Material:
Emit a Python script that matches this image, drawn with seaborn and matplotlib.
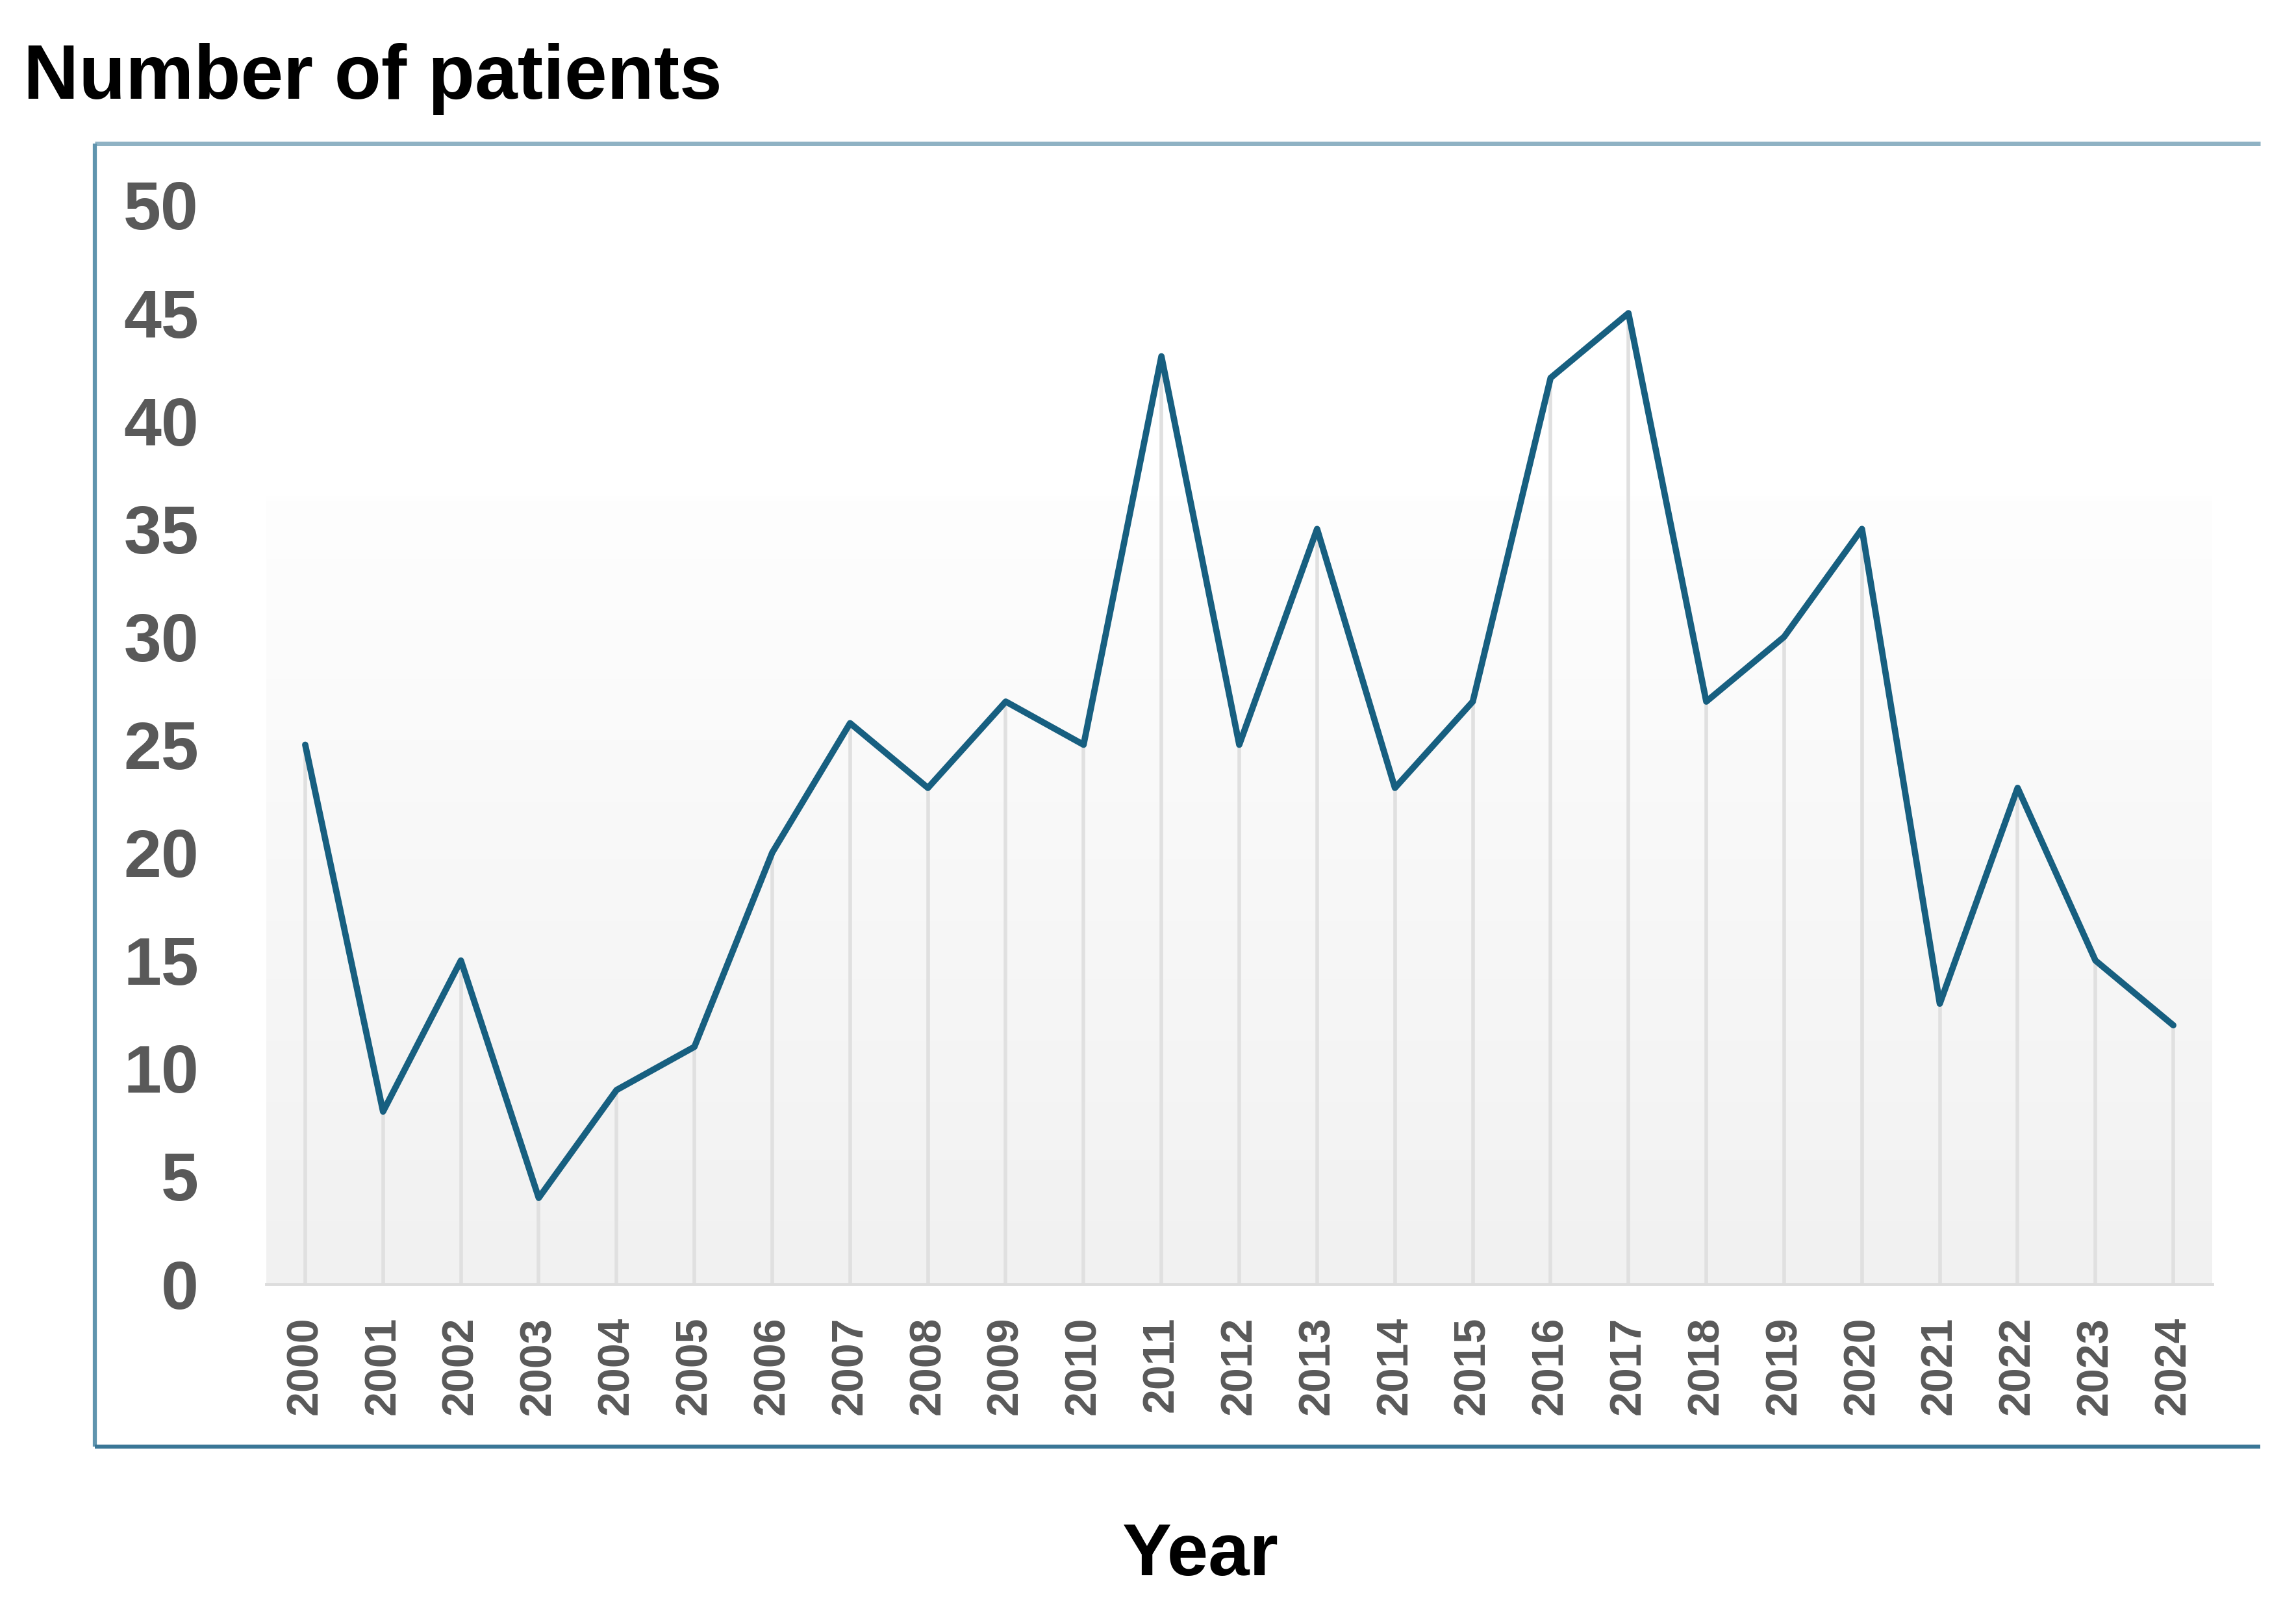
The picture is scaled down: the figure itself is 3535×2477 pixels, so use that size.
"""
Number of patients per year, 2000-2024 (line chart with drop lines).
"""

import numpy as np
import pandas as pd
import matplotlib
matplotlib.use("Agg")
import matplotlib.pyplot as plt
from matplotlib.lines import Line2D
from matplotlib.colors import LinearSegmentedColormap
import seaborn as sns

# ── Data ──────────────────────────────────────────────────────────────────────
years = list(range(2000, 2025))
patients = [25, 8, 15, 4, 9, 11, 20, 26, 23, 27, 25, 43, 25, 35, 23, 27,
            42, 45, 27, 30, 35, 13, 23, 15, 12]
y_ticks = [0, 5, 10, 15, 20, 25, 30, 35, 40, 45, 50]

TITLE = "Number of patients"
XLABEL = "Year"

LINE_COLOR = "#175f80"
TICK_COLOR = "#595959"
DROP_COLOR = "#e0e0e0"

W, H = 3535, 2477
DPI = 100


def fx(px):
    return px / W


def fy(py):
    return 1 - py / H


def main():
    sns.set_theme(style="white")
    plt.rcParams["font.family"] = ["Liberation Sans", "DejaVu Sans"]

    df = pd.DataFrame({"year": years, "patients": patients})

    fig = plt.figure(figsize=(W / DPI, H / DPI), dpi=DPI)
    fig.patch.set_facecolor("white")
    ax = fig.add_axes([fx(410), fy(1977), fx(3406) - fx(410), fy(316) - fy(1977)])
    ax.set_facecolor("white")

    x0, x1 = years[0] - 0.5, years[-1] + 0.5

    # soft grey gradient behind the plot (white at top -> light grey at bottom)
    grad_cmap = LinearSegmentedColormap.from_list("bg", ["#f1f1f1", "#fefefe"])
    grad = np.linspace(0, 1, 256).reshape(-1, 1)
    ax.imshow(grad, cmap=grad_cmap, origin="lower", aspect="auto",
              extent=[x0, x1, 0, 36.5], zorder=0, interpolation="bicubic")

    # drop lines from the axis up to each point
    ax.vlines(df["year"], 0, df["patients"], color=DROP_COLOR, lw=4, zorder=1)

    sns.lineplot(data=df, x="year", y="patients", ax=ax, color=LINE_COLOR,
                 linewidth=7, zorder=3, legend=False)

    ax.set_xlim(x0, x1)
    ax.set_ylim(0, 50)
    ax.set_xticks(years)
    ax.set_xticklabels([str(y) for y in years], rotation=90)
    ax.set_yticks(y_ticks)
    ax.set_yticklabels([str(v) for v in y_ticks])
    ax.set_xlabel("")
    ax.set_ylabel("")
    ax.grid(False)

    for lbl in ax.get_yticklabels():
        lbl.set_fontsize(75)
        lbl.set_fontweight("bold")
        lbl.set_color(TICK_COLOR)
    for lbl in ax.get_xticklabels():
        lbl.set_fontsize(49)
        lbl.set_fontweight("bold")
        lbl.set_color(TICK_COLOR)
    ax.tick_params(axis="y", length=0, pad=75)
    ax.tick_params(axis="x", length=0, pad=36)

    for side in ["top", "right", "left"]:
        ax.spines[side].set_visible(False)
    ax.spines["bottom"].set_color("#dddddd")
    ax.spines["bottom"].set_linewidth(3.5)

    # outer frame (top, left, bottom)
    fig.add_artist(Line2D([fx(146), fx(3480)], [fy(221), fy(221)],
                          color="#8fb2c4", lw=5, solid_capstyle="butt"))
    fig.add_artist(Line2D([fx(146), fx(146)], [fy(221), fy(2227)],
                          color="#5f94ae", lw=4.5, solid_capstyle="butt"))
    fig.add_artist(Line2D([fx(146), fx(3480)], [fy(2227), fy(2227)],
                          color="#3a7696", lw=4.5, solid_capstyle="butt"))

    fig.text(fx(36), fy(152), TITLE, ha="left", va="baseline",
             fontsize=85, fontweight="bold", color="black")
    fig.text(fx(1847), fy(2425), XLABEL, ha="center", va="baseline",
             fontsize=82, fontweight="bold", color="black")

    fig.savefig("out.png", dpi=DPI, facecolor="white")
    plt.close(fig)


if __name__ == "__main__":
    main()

Work required: Reproduce the material in full, word for word, and omit the pictures.

Full output:
Emit a Python script that matches this image, drawn with seaborn and matplotlib.
The picture is scaled down: the figure itself is 3535×2477 pixels, so use that size.
"""
Number of patients per year, 2000-2024 (line chart with drop lines).
"""

import numpy as np
import pandas as pd
import matplotlib
matplotlib.use("Agg")
import matplotlib.pyplot as plt
from matplotlib.lines import Line2D
from matplotlib.colors import LinearSegmentedColormap
import seaborn as sns

# ── Data ──────────────────────────────────────────────────────────────────────
years = list(range(2000, 2025))
patients = [25, 8, 15, 4, 9, 11, 20, 26, 23, 27, 25, 43, 25, 35, 23, 27,
            42, 45, 27, 30, 35, 13, 23, 15, 12]
y_ticks = [0, 5, 10, 15, 20, 25, 30, 35, 40, 45, 50]

TITLE = "Number of patients"
XLABEL = "Year"

LINE_COLOR = "#175f80"
TICK_COLOR = "#595959"
DROP_COLOR = "#e0e0e0"

W, H = 3535, 2477
DPI = 100


def fx(px):
    return px / W


def fy(py):
    return 1 - py / H


def main():
    sns.set_theme(style="white")
    plt.rcParams["font.family"] = ["Liberation Sans", "DejaVu Sans"]

    df = pd.DataFrame({"year": years, "patients": patients})

    fig = plt.figure(figsize=(W / DPI, H / DPI), dpi=DPI)
    fig.patch.set_facecolor("white")
    ax = fig.add_axes([fx(410), fy(1977), fx(3406) - fx(410), fy(316) - fy(1977)])
    ax.set_facecolor("white")

    x0, x1 = years[0] - 0.5, years[-1] + 0.5

    # soft grey gradient behind the plot (white at top -> light grey at bottom)
    grad_cmap = LinearSegmentedColormap.from_list("bg", ["#f1f1f1", "#fefefe"])
    grad = np.linspace(0, 1, 256).reshape(-1, 1)
    ax.imshow(grad, cmap=grad_cmap, origin="lower", aspect="auto",
              extent=[x0, x1, 0, 36.5], zorder=0, interpolation="bicubic")

    # drop lines from the axis up to each point
    ax.vlines(df["year"], 0, df["patients"], color=DROP_COLOR, lw=4, zorder=1)

    sns.lineplot(data=df, x="year", y="patients", ax=ax, color=LINE_COLOR,
                 linewidth=7, zorder=3, legend=False)

    ax.set_xlim(x0, x1)
    ax.set_ylim(0, 50)
    ax.set_xticks(years)
    ax.set_xticklabels([str(y) for y in years], rotation=90)
    ax.set_yticks(y_ticks)
    ax.set_yticklabels([str(v) for v in y_ticks])
    ax.set_xlabel("")
    ax.set_ylabel("")
    ax.grid(False)

    for lbl in ax.get_yticklabels():
        lbl.set_fontsize(75)
        lbl.set_fontweight("bold")
        lbl.set_color(TICK_COLOR)
    for lbl in ax.get_xticklabels():
        lbl.set_fontsize(49)
        lbl.set_fontweight("bold")
        lbl.set_color(TICK_COLOR)
    ax.tick_params(axis="y", length=0, pad=75)
    ax.tick_params(axis="x", length=0, pad=36)

    for side in ["top", "right", "left"]:
        ax.spines[side].set_visible(False)
    ax.spines["bottom"].set_color("#dddddd")
    ax.spines["bottom"].set_linewidth(3.5)

    # outer frame (top, left, bottom)
    fig.add_artist(Line2D([fx(146), fx(3480)], [fy(221), fy(221)],
                          color="#8fb2c4", lw=5, solid_capstyle="butt"))
    fig.add_artist(Line2D([fx(146), fx(146)], [fy(221), fy(2227)],
                          color="#5f94ae", lw=4.5, solid_capstyle="butt"))
    fig.add_artist(Line2D([fx(146), fx(3480)], [fy(2227), fy(2227)],
                          color="#3a7696", lw=4.5, solid_capstyle="butt"))

    fig.text(fx(36), fy(152), TITLE, ha="left", va="baseline",
             fontsize=85, fontweight="bold", color="black")
    fig.text(fx(1847), fy(2425), XLABEL, ha="center", va="baseline",
             fontsize=82, fontweight="bold", color="black")

    fig.savefig("out.png", dpi=DPI, facecolor="white")
    plt.close(fig)


if __name__ == "__main__":
    main()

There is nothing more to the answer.